What to do
Spot every line with the word "diagram" and return it.

Plotting code records:
## start

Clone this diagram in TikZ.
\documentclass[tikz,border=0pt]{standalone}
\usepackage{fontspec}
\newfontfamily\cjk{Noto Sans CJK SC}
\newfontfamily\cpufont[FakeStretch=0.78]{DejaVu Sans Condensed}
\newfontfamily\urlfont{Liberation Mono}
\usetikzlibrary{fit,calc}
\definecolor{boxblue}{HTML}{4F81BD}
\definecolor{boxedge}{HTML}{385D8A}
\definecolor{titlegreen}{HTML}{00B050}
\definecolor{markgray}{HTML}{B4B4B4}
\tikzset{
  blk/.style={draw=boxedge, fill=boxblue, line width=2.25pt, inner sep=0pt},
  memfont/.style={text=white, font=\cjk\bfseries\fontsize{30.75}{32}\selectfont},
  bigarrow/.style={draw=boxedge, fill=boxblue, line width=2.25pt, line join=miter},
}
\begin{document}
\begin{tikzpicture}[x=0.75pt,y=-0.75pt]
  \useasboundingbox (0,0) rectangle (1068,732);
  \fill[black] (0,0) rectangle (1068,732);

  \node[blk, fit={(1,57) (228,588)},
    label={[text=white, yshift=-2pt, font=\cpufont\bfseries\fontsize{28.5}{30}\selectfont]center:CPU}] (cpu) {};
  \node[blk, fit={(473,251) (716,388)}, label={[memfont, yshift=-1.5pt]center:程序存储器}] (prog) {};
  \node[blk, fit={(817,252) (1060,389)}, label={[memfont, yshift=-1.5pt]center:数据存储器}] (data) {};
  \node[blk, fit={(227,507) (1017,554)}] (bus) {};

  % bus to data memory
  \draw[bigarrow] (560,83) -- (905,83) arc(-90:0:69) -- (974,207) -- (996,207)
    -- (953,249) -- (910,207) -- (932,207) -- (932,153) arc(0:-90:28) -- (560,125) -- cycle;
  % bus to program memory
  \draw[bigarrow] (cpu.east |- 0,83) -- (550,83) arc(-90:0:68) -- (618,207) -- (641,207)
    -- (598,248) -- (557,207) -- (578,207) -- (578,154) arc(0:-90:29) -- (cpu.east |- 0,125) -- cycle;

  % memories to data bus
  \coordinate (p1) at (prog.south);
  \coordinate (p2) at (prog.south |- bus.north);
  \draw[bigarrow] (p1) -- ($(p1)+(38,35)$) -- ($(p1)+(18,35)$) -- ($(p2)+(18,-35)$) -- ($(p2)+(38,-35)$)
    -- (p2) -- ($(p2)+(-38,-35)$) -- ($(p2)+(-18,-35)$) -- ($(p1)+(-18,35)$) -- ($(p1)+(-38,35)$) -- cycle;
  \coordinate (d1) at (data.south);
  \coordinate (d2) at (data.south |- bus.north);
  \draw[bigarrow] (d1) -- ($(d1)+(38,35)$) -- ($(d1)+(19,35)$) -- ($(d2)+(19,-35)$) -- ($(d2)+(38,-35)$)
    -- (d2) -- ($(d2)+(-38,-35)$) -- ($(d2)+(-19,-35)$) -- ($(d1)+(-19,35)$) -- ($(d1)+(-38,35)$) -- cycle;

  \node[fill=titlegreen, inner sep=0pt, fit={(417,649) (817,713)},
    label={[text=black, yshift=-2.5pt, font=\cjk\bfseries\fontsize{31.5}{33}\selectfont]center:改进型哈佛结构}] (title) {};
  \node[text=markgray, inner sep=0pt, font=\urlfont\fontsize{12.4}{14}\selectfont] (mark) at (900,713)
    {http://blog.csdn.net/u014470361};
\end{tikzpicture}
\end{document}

## end
## start

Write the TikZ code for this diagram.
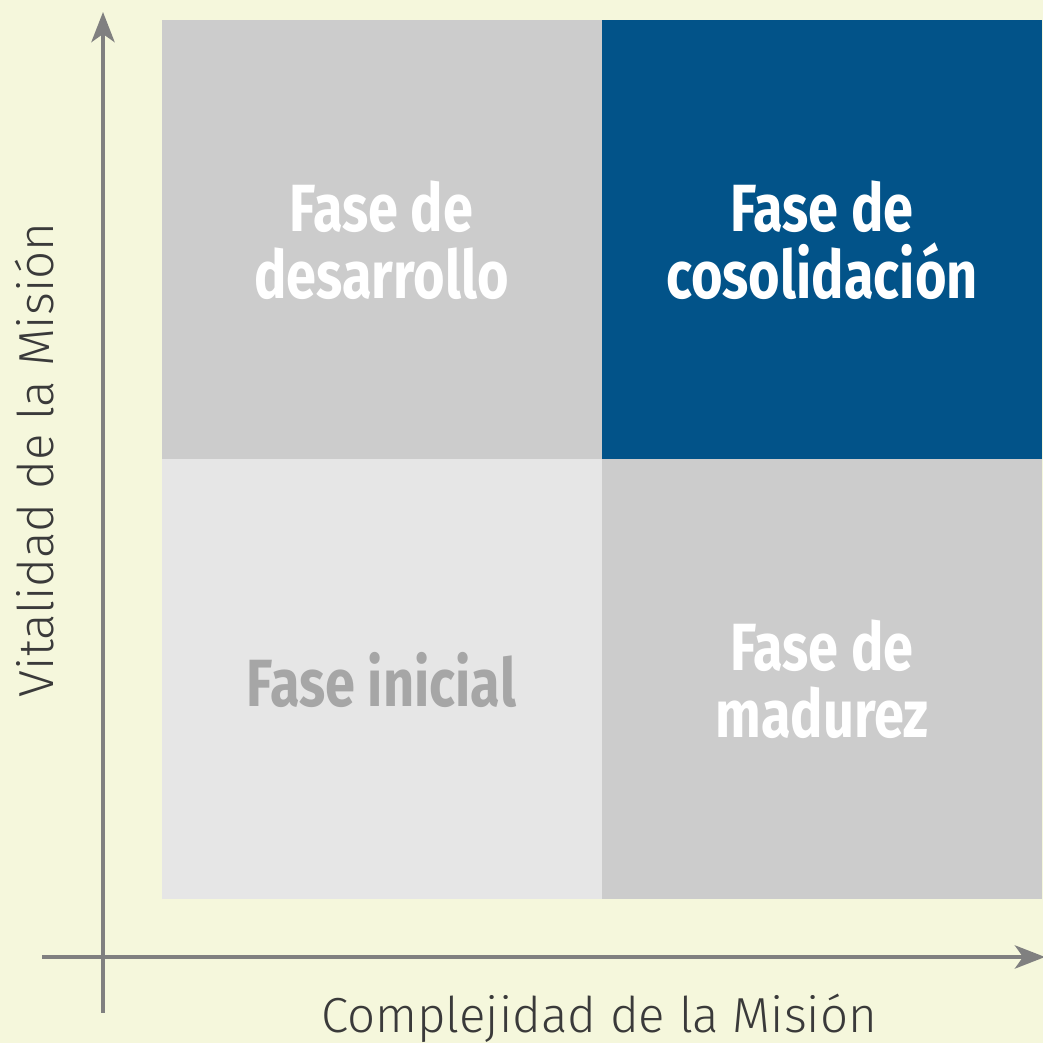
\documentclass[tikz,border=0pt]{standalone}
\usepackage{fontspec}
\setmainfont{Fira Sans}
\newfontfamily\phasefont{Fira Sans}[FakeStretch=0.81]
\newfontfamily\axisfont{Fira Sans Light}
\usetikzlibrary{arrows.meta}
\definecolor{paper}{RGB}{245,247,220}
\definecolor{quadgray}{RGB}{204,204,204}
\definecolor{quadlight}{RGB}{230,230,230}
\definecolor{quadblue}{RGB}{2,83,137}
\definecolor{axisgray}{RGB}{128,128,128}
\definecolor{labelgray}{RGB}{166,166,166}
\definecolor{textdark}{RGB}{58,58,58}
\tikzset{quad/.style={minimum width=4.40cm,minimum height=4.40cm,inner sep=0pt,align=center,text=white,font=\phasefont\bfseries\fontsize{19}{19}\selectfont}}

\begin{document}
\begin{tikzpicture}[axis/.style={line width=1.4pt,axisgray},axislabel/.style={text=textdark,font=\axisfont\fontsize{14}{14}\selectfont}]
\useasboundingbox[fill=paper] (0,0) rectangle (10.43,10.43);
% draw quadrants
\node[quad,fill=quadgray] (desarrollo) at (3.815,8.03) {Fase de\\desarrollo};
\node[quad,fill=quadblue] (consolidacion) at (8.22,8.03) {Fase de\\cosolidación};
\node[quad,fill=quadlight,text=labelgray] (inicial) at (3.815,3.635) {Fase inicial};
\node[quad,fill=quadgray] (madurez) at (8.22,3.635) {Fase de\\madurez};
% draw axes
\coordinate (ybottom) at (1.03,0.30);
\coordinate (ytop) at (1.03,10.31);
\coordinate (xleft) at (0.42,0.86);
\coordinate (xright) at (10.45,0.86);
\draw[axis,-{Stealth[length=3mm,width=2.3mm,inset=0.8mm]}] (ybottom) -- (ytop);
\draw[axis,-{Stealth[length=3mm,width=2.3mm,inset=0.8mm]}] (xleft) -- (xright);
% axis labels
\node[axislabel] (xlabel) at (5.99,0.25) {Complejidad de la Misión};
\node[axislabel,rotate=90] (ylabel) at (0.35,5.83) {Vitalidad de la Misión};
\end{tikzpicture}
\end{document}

## end

Expected answer
Clone this diagram in TikZ.
Write the TikZ code for this diagram.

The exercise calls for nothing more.